Viva ExCon 2020 chairman and Negrense artist Charlie Co, in a press conference at the Orange Project in Bacolod City Friday, January 10, said the longest-running biennale artist-run exhibition and conference is a platform that has spurred positive impact to the local artists' community.

Co said it has been giving more opportunity for "non-mainstream artists" and the venue for them to be scene, to show their works.

"The local art scene has evolved, the landscape has become very strong," he said, adding that this is strongly evident as Viva ExCon has been existing for 30 years now, it has become the voice of the Visayan artists.

The Visayas-wide biennale exhibition and conference was started by the art group Black Artist in Asia in Bacolod City in 1990.

Since then, it has become an effective artist-centered blueprint where other initiatives have been patterned after.

Viva ExCon mainly aims to celebrate Visayan art by bridging the islands of the Visayas so as to provide a venue to facilitate dialogues, interaction, networking and cultural exchanges thus, addressing fundamental and relevant issues among visual art communities and other stakeholders.

ExCon director Manny Montelibano, also a Negrense artist, said it is the fifth hosting of Bacolod City of such huge gathering of artists in all three regions of the Visayas.

Montelibano said this year's edition is mainly aimed at empowering local art practices and enabling them to become relevant to the challenges of the changing times.

"Through the ExCon, we want to explore opportunities for collaboration and forging of resources among sectors of the community," he said, adding that this is also geared toward responding to art-related issues proactively and design a preferred future for the artist community.

The theme, "What Now," is in keeping with future studies which postulates possible, probable and preferable futures and the world views and myths underlying them, the organization said.

"What Now" seeks to understand the context and circumstance of the art community in relation to the sectors of the community it coexists with, what is likely to continue and what could plausibly change.

Part of the creative initiative is to seek a systematic and pattern-based understanding of past and present, promote inclusivity, and determine the likelihood of future events and trends so as to better respond with alternatives towards a much-preferred future, it added.

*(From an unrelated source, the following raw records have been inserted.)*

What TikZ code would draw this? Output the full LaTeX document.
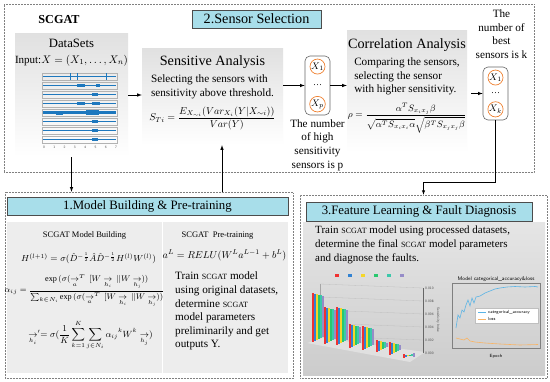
\RequirePackage{fix-cm}
\documentclass[tikz,border=0pt]{standalone}
\usepackage{amsmath}
\usepackage{fontspec}
\setmainfont{Liberation Serif}
\usepackage{tikz}
\usetikzlibrary{arrows,positioning}

\definecolor{titlecyan}{RGB}{168,222,234}
\definecolor{sensorange}{RGB}{240,130,50}
\definecolor{sigblue}{RGB}{30,120,190}
\definecolor{barred}{RGB}{240,50,50}
\definecolor{barblue}{RGB}{50,130,210}
\definecolor{baryellow}{RGB}{245,215,40}
\definecolor{bargreen}{RGB}{40,200,110}
\definecolor{barteal}{RGB}{60,200,170}
\definecolor{barpurple}{RGB}{150,140,200}
\definecolor{lineblue}{RGB}{90,180,230}
\definecolor{lineorange}{RGB}{250,180,100}

\newcommand{\scgat}{{\fontsize{8}{8}\selectfont SCGAT}}
\newcommand{\ulvec}[1]{\underset{#1}{\rightarrow}}

\begin{document}
\begin{tikzpicture}[x=1pt, y=-1pt,
    dotbox/.style={draw=black!50, densely dotted, line width=0.5pt},
    titlebox/.style={draw=black!70, fill=titlecyan, line width=0.5pt, inner sep=0pt},
    panel/.style={top color=black!12, bottom color=white, inner sep=0pt},
    grpbox/.style={draw=black!60, rounded corners=5pt, fill=white, line width=0.6pt},
    sensc/.style={draw=sensorange, circle, line width=0.7pt, minimum size=15pt, inner sep=0pt, font=\fontsize{9.5}{9.5}\selectfont},
    arr/.style={-latex, line width=0.6pt},
    head/.style={font=\fontsize{14.2}{16}\selectfont},
    body/.style={font=\fontsize{11.2}{13.6}\selectfont, align=left, inner sep=0pt},
    tiny/.style={font=\fontsize{3.5}{4}\sffamily, text=black!70, inner sep=0pt}]
  \fill[white] (0,0) rectangle (550,381);
  \useasboundingbox (0,0) rectangle (550,381);

  % sensor selection
  \node[dotbox, minimum width=530pt, minimum height=168pt] (selbox) at (269,88) {};
  \node[titlebox, head, minimum width=129pt, minimum height=18pt] (seltitle) at (256.5,19) {2.Sensor Selection};
  \node[font=\bfseries\fontsize{12.2}{13}\selectfont] (scgat) at (59,20) {SCGAT};

  \node[panel, minimum width=113pt, minimum height=124pt] (data) at (71.5,95) {};
  \node[below=3pt of data.north, font=\fontsize{12.7}{13}\selectfont] (datat) {DataSets};
  \node[below=0pt of datat, font=\fontsize{11}{12}\selectfont] (input) {Input:$X=(X_1,\ldots,X_n)$};
  \foreach \i/\w in {0/0.4,1/1.2,2/0.7,3/1.2,4/2.2,5/1.2,6/1.0,7/0.9} {
    \draw[black!30, line width=0.3pt] (42,73+9*\i) rectangle (117,80+9*\i);
    \draw[sigblue, line width=\w pt] (43,76.5+9*\i) -- (116,76.5+9*\i);
  }
  \foreach \i/\xa/\xb/\h in {1/77/85/2.5, 1/96/100/2.5, 2/92/98/2.5, 3/77/85/2.5, 3/92/100/3,
      4/56/63/4, 4/86/99/4.5, 5/92/98/2.5, 6/92/98/2.5, 7/92/98/2.2}
    \fill[sigblue] (\xa,76.5+9*\i-\h/2) rectangle (\xb,76.5+9*\i+\h/2);
  \foreach \xx in {70,77,106}
    \draw[sigblue, line width=0.5pt] (\xx,73) -- (\xx,80);
  \foreach \t in {0,...,7}
    \node[tiny] (dtick\t) at (44+10.3*\t,147) {\t};

  \node[panel, minimum width=141pt, minimum height=97pt] (sens) at (212.5,96.5) {};
  \node[below=4pt of sens.north, head] (senst) {Sensitive Analysis};
  \node[below=3pt of senst, body] (senstxt) {Selecting the sensors with\\sensitivity above threshold.};
  \node[below=4pt of senstxt, font=\fontsize{10}{12}\selectfont] (sensf)
    {$S_{Ti}=\dfrac{E_{X_{\sim i}}(Var_{X_i}(Y|X_{\sim i}))}{Var(Y)}$};

  \node[grpbox, minimum width=25pt, minimum height=59pt] (grpP) at (317.5,85.5) {};
  \node[sensc, below=3pt of grpP.north] (xp1) {$X_1$};
  \node[sensc, above=3pt of grpP.south] (xpp) {$X_p$};
  \node[font=\fontsize{9}{9}\selectfont, inner sep=0pt] (pdots) at (grpP) {\ldots};
  \node[below=4pt of grpP, body, align=center] (pnote) {The number\\of high\\sensitivity\\sensors is p};

  \node[panel, minimum width=120pt, minimum height=122pt] (corr) at (407,91) {};
  \node[below=5pt of corr.north, head] (corrt) {Correlation Analysis};
  \node[below=3pt of corrt, body] (corrtxt) {Comparing the sensors,\\selecting the sensor\\with higher sensitivity.};
  \node[below=7pt of corrtxt, font=\fontsize{9.2}{11}\selectfont, inner sep=0pt] (corrf)
    {$\rho=\dfrac{\alpha^T S_{x_ix_j}\beta}{\sqrt{\alpha^T S_{x_ix_i}\alpha}\sqrt{\beta^T S_{x_jx_j}\beta}}$};

  \node[grpbox, minimum width=25pt, minimum height=53pt] (grpK) at (495.5,93.5) {};
  \node[sensc, below=3pt of grpK.north] (xk1) {$X_1$};
  \node[sensc, above=3pt of grpK.south] (xkk) {$X_k$};
  \node[font=\fontsize{9}{9}\selectfont, inner sep=0pt] (kdots) at (grpK) {\ldots};
  \node[above=8pt of grpK, xshift=6pt, body, align=center] (knote) {The\\number of\\best\\sensors is k};

  % model building and pre-training
  \node[dotbox, minimum width=288pt, minimum height=186pt] (mbox) at (149,285) {};
  \node[titlebox, font=\fontsize{12.8}{14}\selectfont, minimum width=281pt, minimum height=18pt] (mtitle) at (147.5,206) {1.Model Building \& Pre-training};
  \node[fill=black!7, minimum width=155pt, minimum height=151pt, inner sep=0pt] (build) at (84.5,297.5) {};
  \node[fill=black!7, minimum width=125pt, minimum height=151pt, inner sep=0pt] (pre) at (225.5,297.5) {};

  \node[below=10pt of build.north, font=\fontsize{8.5}{9}\selectfont, inner sep=0pt] (buildt) {SCGAT Model Building};
  \node[below=13pt of buildt, xshift=4pt, font=\fontsize{8.8}{11}\selectfont, inner sep=0pt] (hform)
    {$H^{(l+1)}=\sigma(\hat{D}^{-\frac{1}{2}}\hat{A}\hat{D}^{-\frac{1}{2}}H^{(l)}W^{(l)})$};
  \node[below=10pt of hform, xshift=-4pt, font=\fontsize{8.2}{10}\selectfont, inner sep=0pt] (aform)
    {$\alpha_{ij}=\dfrac{\exp\,(\sigma(\ulvec{a}^{T}\,[W\ulvec{h_i}\,||W\ulvec{h_j}))}{\sum_{k\in N_i}\exp\,(\sigma(\ulvec{a}^{T}\,[W\ulvec{h_i}\,||W\ulvec{h_j}))}$};
  \node[below=13pt of aform, xshift=6pt, font=\fontsize{9}{11}\selectfont, inner sep=0pt] (hpform)
    {$\ulvec{h_i}'=\sigma(\dfrac{1}{K}\displaystyle\sum_{k=1}^{K}\sum_{j\in N_i}\alpha_{ij}{}^{k}W^{k}\ulvec{h_j})$};

  \node[below=10pt of pre.north, font=\fontsize{8.5}{9}\selectfont, inner sep=0pt, xshift=-8pt] (pret) {SCGAT\ \ Pre-training};
  \node[below=10pt of pret, xshift=7pt, font=\fontsize{10}{12}\selectfont, inner sep=0pt] (alform)
    {$a^L=RELU(W^La^{L-1}+b^L)$};
  \node[anchor=north west, body] (pretxt) at (175,272)
    {Train \scgat{} model\\using original datasets,\\determine \scgat\\model parameters\\preliminarily and get\\outputs Y.};

  % feature learning and fault diagnosis
  \node[dotbox, minimum width=247pt, minimum height=183pt] (fbox) at (423.5,286.5) {};
  \node[top color=black!10, middle color=white, bottom color=black!20, minimum width=242pt, minimum height=153pt, inner sep=0pt] (feat) at (424,298.5) {};
  \node[titlebox, font=\fontsize{12.8}{14}\selectfont, minimum width=226pt, minimum height=19pt] (ftitle) at (419,211.5) {3.Feature Learning \& Fault Diagnosis};
  \node[anchor=north west, body, font=\fontsize{11}{13.6}\selectfont] (feattxt) at (315,226)
    {Train \scgat{} model using processed datasets,\\determine the final \scgat{} model parameters\\and diagnose the faults.};

  % bar chart
  \fill[black!12] (307,343) -- (410,362) -- (425,352) -- (322,338) -- cycle;
  \foreach \yy in {284,297,310,323,336}
    \draw[black!25, line width=0.3pt] (320,\yy) -- (423,\yy+4);
  \draw[black!35, line width=0.3pt] (320,284) -- (320,338);
  \draw[black!60, line width=0.3pt] (423,288) -- (423,353);
  \foreach \yy/\lab in {288/0.010,301/0.008,314/0.006,327/0.004,340/0.002,353/0.000}
    \node[tiny, anchor=west] (btick\yy) at (425,\yy) {\lab};
  \node[tiny, rotate=-90] (bylab) at (438,320) {Sensitivity Index};
  \foreach \c [count=\k from 0] in {barred,barblue,baryellow,bargreen,barteal,barpurple}
    \fill[\c] (335+13*\k,273.5) rectangle ++(3.5,3);
  \foreach \gx/\gt/\gb in {312/293/342, 324/307/344, 336/307/345, 349/324/348,
      362/326/350, 376/340/352, 389/342/355, 403/354/358}
    \foreach \c [count=\k from 0] in {barpurple,barteal,bargreen,baryellow,barblue,barred}
      \fill[\c] (\gx+10-2*\k,\gt+3-0.6*\k) rectangle (\gx+12-2*\k,\gb-5+0.9*\k);

  % accuracy and loss
  \node[font=\fontsize{5.2}{6}\sffamily, inner sep=0pt] (lttl) at (496,279) {Model categorical\_accuracy\&loss};
  \draw[black!50, line width=0.3pt] (452,283) rectangle (540,348);
  \draw[lineblue, line width=0.6pt] plot coordinates {(456,328) (458,315) (460,318) (462,310) (464,312)
    (466,305) (468,300) (470,306) (472,298) (474,303) (476,297) (480,296) (485,293) (490,291)
    (495,289) (500,288) (507,287) (515,286.5) (525,287) (535,286.5) (538,287)};
  \draw[lineorange, line width=0.6pt] plot coordinates {(456,338) (460,339) (464,340) (467,338)
    (470,341) (475,342) (485,343) (500,344) (520,345) (538,344.5)};
  \draw[black!25, fill=white, line width=0.3pt] (475,308) rectangle (538,323);
  \draw[lineblue, line width=0.6pt] (478,312) -- (486,312);
  \node[font=\fontsize{4.5}{5}\sffamily, anchor=west, inner sep=0pt] (lgacc) at (488,312) {categorical\_accuracy};
  \draw[lineorange, line width=0.6pt] (478,319) -- (486,319);
  \node[font=\fontsize{4.5}{5}\sffamily, anchor=west, inner sep=0pt] (lgloss) at (488,319) {loss};
  \node[font=\fontsize{4.5}{5}\sffamily, inner sep=0pt] (epoch) at (496,356) {Epoch};

  % connectors
  \draw[arr] (data.east) -- (data.east -| sens.west);
  \draw[arr] (sens.east |- grpP) -- (grpP.west);
  \draw[arr] (grpP.east) -- (grpP.east -| corr.west);
  \draw[arr] ([xshift=4pt]corr.east |- grpK) -- (grpK.west);
  \draw[arr] (data.south) -- (data.south |- mbox.north);
  \draw[arr] ([xshift=9.5pt]sens.south |- mbox.north) -- ([xshift=9.5pt]sens.south);
  \draw[arr, line width=0.5pt] (grpK.south) -- ++(0,62) -| (fbox.north);
\end{tikzpicture}
\end{document}
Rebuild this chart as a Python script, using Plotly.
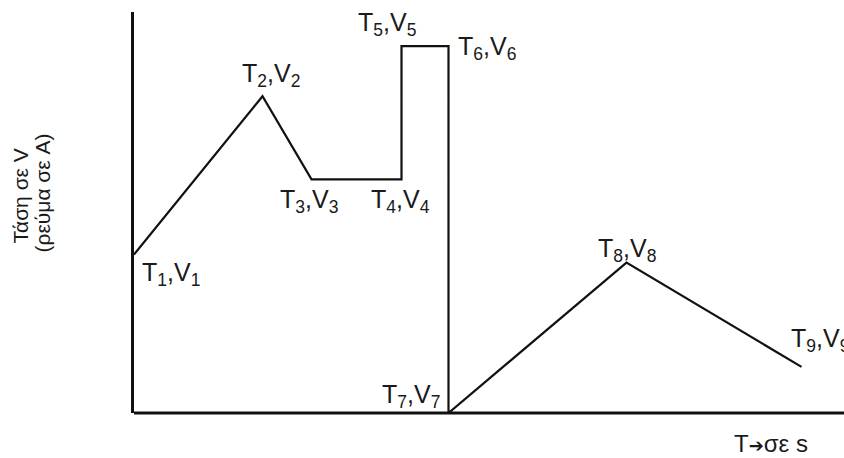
import plotly.graph_objects as go

# Data (time in arbitrary units, voltage in arbitrary units)
T = [0, 128.5, 177.5, 267.5, 267.5, 314.5, 314.5, 492.5, 667.5]
V = [158, 316, 233, 233, 366, 366, 0, 150, 46]
labels = ["T<sub>%d</sub>,V<sub>%d</sub>" % (i, i) for i in range(1, 10)]
# label offsets (pixels) relative to each point
label_dx = [37, 8, -3, -1, -15, 38, -38, 0, 18]
label_dy = [-19, 21, -22, -22, 22, -2, 17, 13, 27]

FONT = "Liberation Sans, Arial, sans-serif"
TXT = "#1a1a1a"

fig = go.Figure()
fig.add_trace(go.Scatter(x=T, y=V, mode="lines",
                         line=dict(color="#111111", width=2.2),
                         hoverinfo="skip", showlegend=False, cliponaxis=False))

annotations = []
for x, y, t, dx, dy in zip(T, V, labels, label_dx, label_dy):
    annotations.append(dict(x=x, y=y, xref="x", yref="y", text=t, showarrow=False,
                            xanchor="center", yanchor="middle", xshift=dx, yshift=dy,
                            font=dict(family=FONT, size=25, color=TXT)))

# Y axis title (two rotated lines)
annotations.append(dict(x=0, y=0.5, xref="paper", yref="paper", text="Τάση σε V",
                        textangle=-90, showarrow=False, xanchor="center", yanchor="middle",
                        xshift=-114, yshift=16, font=dict(family=FONT, size=21, color=TXT)))
annotations.append(dict(x=0, y=0.5, xref="paper", yref="paper", text="(ρεύμα σε A)",
                        textangle=-90, showarrow=False, xanchor="center", yanchor="middle",
                        xshift=-92, yshift=19, font=dict(family=FONT, size=21, color=TXT)))
# X axis title
annotations.append(dict(x=0.897, y=0, xref="paper", yref="paper",
                        text="T<span style='font-family:DejaVu Sans;font-size:18px'>➔</span>σε s",
                        showarrow=False, xanchor="center", yanchor="middle",
                        yshift=-30, font=dict(family=FONT, size=24, color=TXT)))

fig.update_layout(
    width=844, height=458,
    margin=dict(l=134, r=0, t=12, b=45),
    paper_bgcolor="white", plot_bgcolor="white",
    annotations=annotations,
    # horizontal axis line running all the way to the right edge of the page
    shapes=[dict(type="line", xref="paper", yref="paper", x0=0, x1=1.05, y0=0, y1=0,
                 line=dict(color="#111111", width=3), layer="above")],
    xaxis=dict(range=[0, 710], showgrid=False, zeroline=False, showticklabels=False,
               ticks="", showline=False),
    yaxis=dict(range=[0, 400], showgrid=False, zeroline=False, showticklabels=False,
               ticks="", showline=True, linecolor="#111111", linewidth=2.5),
)

# remove the default page margin so the figure fills the window exactly
fig.write_html("out.html", config={"displayModeBar": False},
               post_script="document.body.style.margin='0';document.body.style.overflow='hidden';")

The activities during the Viva ExCon 2020 include art fair talk and launch, tribute, archival and collateral exhibitions, Visayan Community Fair, conference proper, and organizational meeting, among others.

Themed "Kalibutan: The World in Mind," the exhibition component of the

event takes inspiration from the Visayan word "kalibutan" which refers to both the world and consciousness. It is a dense and intricate term because it brings together world-making and worldview.

The conference, meanwhile, is mainly focused on visual artists but exhibitions are open to performing and other forms of art as well as to the public.

This is really creating more awareness about the importance of art in making the Philippines a more "colorful" nation, Co said, as he stressed that it is a challenge especially for the next generation to sustain another 30 years of strong artist community.